I realised that I was asking a lot of myself to run for 3 miles or 5km every other evening after work. By which time, my energy levels were already depleted and I needed to try and factor in time for dinner (preferably after a run). I was also experiencing discomfort in my right ankle and knee.
I’m still trying to figure things out. Arriving home from work, I’ll have a period of respite before tackling the run. I might eat some fruit for extra energy. If I can do a 4 mile run maybe two or three times a week, I could see a big improvement over the space of a month. Already, within the past two weeks, I’ve lost two pounds in weight. Experts say it takes a month (or 20-something days) to force a new habit. If I can work at this consistently for the month of August, I may then find it easier for the future.
Over the last year, I have become a bit of a barefoot convert. This is partly due to the influence of my friend Dave. I like the wide toe boxes more than anything else. With narrow feet suited to a low-volume shoe, this is a commodity that is rarely available to me. Yet the Merrell Bare Access XTR shoes I’ve been wearing fit more snugly than anything else I’ve known!
Having the zero-drop (where your heel sits at the same level as your forefoot and is not raised) does take some getting used to. But, if you run correctly and do not heel-strike, you can get used to it. I would love to go “full time” with barefoot shoes but, as I need to wear protective safety shoes five days a week (and there is currently no such thing as a “barefoot safety shoe”), I cannot do that.

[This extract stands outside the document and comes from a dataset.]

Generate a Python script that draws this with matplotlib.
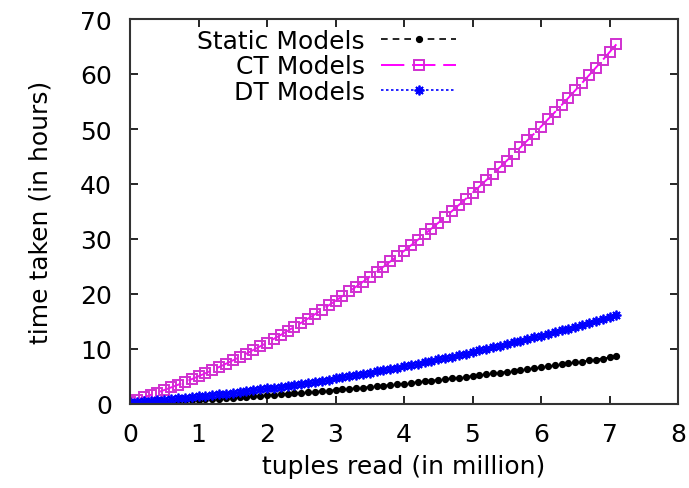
import matplotlib
matplotlib.use("Agg")
import matplotlib.pyplot as plt

plt.rcParams['font.family'] = ['DejaVu Sans']
plt.rcParams['font.size'] = 18

# tuples read (in million)
tuples = [0.0, 0.1, 0.2, 0.3, 0.4, 0.5, 0.6, 0.7, 0.8, 0.9,
          1.0, 1.1, 1.2, 1.3, 1.4, 1.5, 1.6, 1.7, 1.8, 1.9,
          2.0, 2.1, 2.2, 2.3, 2.4, 2.5, 2.6, 2.7, 2.8, 2.9,
          3.0, 3.1, 3.2, 3.3, 3.4, 3.5, 3.6, 3.7, 3.8, 3.9,
          4.0, 4.1, 4.2, 4.3, 4.4, 4.5, 4.6, 4.7, 4.8, 4.9,
          5.0, 5.1, 5.2, 5.3, 5.4, 5.5, 5.6, 5.7, 5.8, 5.9,
          6.0, 6.1, 6.2, 6.3, 6.4, 6.5, 6.6, 6.7, 6.8, 6.9,
          7.0, 7.1]

# time taken (hours)
static_models = [0.20, 0.25, 0.30, 0.35, 0.41, 0.47, 0.52, 0.59, 0.65, 0.71,
                 0.78, 0.85, 0.92, 0.99, 1.07, 1.15, 1.22, 1.31, 1.39, 1.47,
                 1.56, 1.65, 1.74, 1.83, 1.93, 2.03, 2.12, 2.23, 2.33, 2.43,
                 2.54, 2.65, 2.76, 2.87, 2.99, 3.11, 3.22, 3.35, 3.47, 3.59,
                 3.72, 3.85, 3.98, 4.11, 4.25, 4.39, 4.52, 4.67, 4.81, 4.95,
                 5.10, 5.25, 5.40, 5.55, 5.71, 5.87, 6.02, 6.19, 6.35, 6.51,
                 6.68, 6.85, 7.02, 7.19, 7.37, 7.55, 7.72, 7.91, 8.09, 8.27,
                 8.46, 8.65]
ct_models = [0.40, 0.80, 1.21, 1.64, 2.08, 2.54, 3.01, 3.49, 3.99, 4.51,
             5.04, 5.59, 6.15, 6.72, 7.31, 7.92, 8.53, 9.17, 9.82, 10.48,
             11.16, 11.85, 12.56, 13.28, 14.02, 14.78, 15.54, 16.32, 17.12, 17.93,
             18.76, 19.60, 20.46, 21.33, 22.21, 23.12, 24.03, 24.96, 25.91, 26.87,
             27.84, 28.83, 29.83, 30.85, 31.89, 32.94, 34.00, 35.08, 36.17, 37.28,
             38.40, 39.54, 40.69, 41.86, 43.04, 44.24, 45.45, 46.67, 47.91, 49.17,
             50.44, 51.73, 53.03, 54.34, 55.67, 57.02, 58.37, 59.75, 61.14, 62.54,
             63.96, 65.39]
dt_models = [0.30, 0.39, 0.48, 0.58, 0.68, 0.79, 0.90, 1.01, 1.13, 1.25,
             1.37, 1.50, 1.63, 1.77, 1.90, 2.05, 2.19, 2.35, 2.50, 2.66,
             2.82, 2.99, 3.16, 3.33, 3.51, 3.69, 3.87, 4.06, 4.25, 4.45,
             4.65, 4.85, 5.06, 5.27, 5.49, 5.71, 5.93, 6.16, 6.39, 6.62,
             6.86, 7.10, 7.35, 7.60, 7.85, 8.11, 8.37, 8.63, 8.90, 9.17,
             9.45, 9.73, 10.01, 10.30, 10.59, 10.89, 11.19, 11.49, 11.80, 12.11,
             12.42, 12.74, 13.06, 13.39, 13.71, 14.05, 14.38, 14.73, 15.07, 15.42,
             15.77, 16.13]

x_ticks = [0, 1, 2, 3, 4, 5, 6, 7, 8]
y_ticks = [0, 10, 20, 30, 40, 50, 60, 70]

fig = plt.figure(figsize=(6.89, 4.89), dpi=100)
ax = fig.add_axes([130/689, 1 - 405/489, 548/689, 385/489])

ax.plot(tuples, static_models, color='black', linestyle=(0, (4, 3)), linewidth=1.2,
        marker='o', markersize=4.2, label='Static Models')
ax.plot(tuples, ct_models, color='#ff00ff', linestyle=(0, (12, 4)), linewidth=1.4,
        marker='s', markersize=6.5, markerfacecolor='none', markeredgecolor='#d030d0',
        markeredgewidth=1.4, label='CT Models')
ax.plot(tuples, dt_models, color='#0000ff', linestyle=(0, (1.5, 1.5)), linewidth=1.2,
        marker=(8, 2, 0), markersize=7, markeredgewidth=1.3, label='DT Models')

ax.set_xlim(0, 8)
ax.set_ylim(0, 70)
ax.set_xticks(x_ticks)
ax.set_yticks(y_ticks)
ax.tick_params(direction='in', length=6, width=1.2, top=True, right=True)
ax.tick_params(axis='x', pad=13)
ax.tick_params(axis='y', pad=13)
for s in ax.spines.values():
    s.set_linewidth(1.5)
    s.set_color('#333333')

ax.set_xlabel('tuples read (in million)', labelpad=6)
ax.set_ylabel('time taken (in hours)', labelpad=20)

leg = ax.legend(loc='upper right', bbox_to_anchor=(456/689, 1 - 30/489),
                bbox_transform=fig.transFigure, frameon=False, markerfirst=False,
                handlelength=3.0, handletextpad=0.65, labelspacing=0.06,
                borderpad=0, borderaxespad=0)

fig.savefig('out.png', dpi=100)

But I do notice the striking difference between wearing barefoot shoes and those deemed to be “normal”.
This is a very recent adaptation to my style and regime. Thanks go again to Dave for informing me about it. Chi Running, as I understand it, means running in a way that reflects how the human body wants to naturally move, after thousands of years of evolution. It is not dissimilar to the intentions of barefoot shoe designers.
While you run, you should be striking on your forefoot and not your heel. Landing on your heel sends a shock up through your joints and can cause other issues. Also, you should try to plant your feet directly beneath you. Reaching forward means you are more likely to heel-strike. Instead, push back with each stride, in a circular motion.
I’ve very recently taken this on board and I do feel it has been helpful for me to run that literal extra mile. I have to remind myself NOT to reach forward and try to rush through the experience, even when I am hot and tired. I can see a side of mindfulness to running that I’ve yet to fully tap in to.
Pains and Complaints
As with any physical activity, pain is likely to feature at some point. After my first few runs, the aches in the muscles of my legs began to subside. I still suffer with pain on the inside of my right ankle. I’ve had trouble with that foot for a few years, even noticeable when walking. It’s possibly a strength issue and that’s how I currently approach it. I believe the knee pain I felt (before discovering Chi Running) was caused by the common heel-strike as I was reaching forward.
From now on, I intend to keep running 3-4 miles for as often as is practical. Realistically and right now, that may only happen two or three times each week. I’m now sure quite how I’ll adapt as winter draws closer and the clocks are reset. I’ll probably pick a different route altogether in the interests of road safety and visibility in the dark.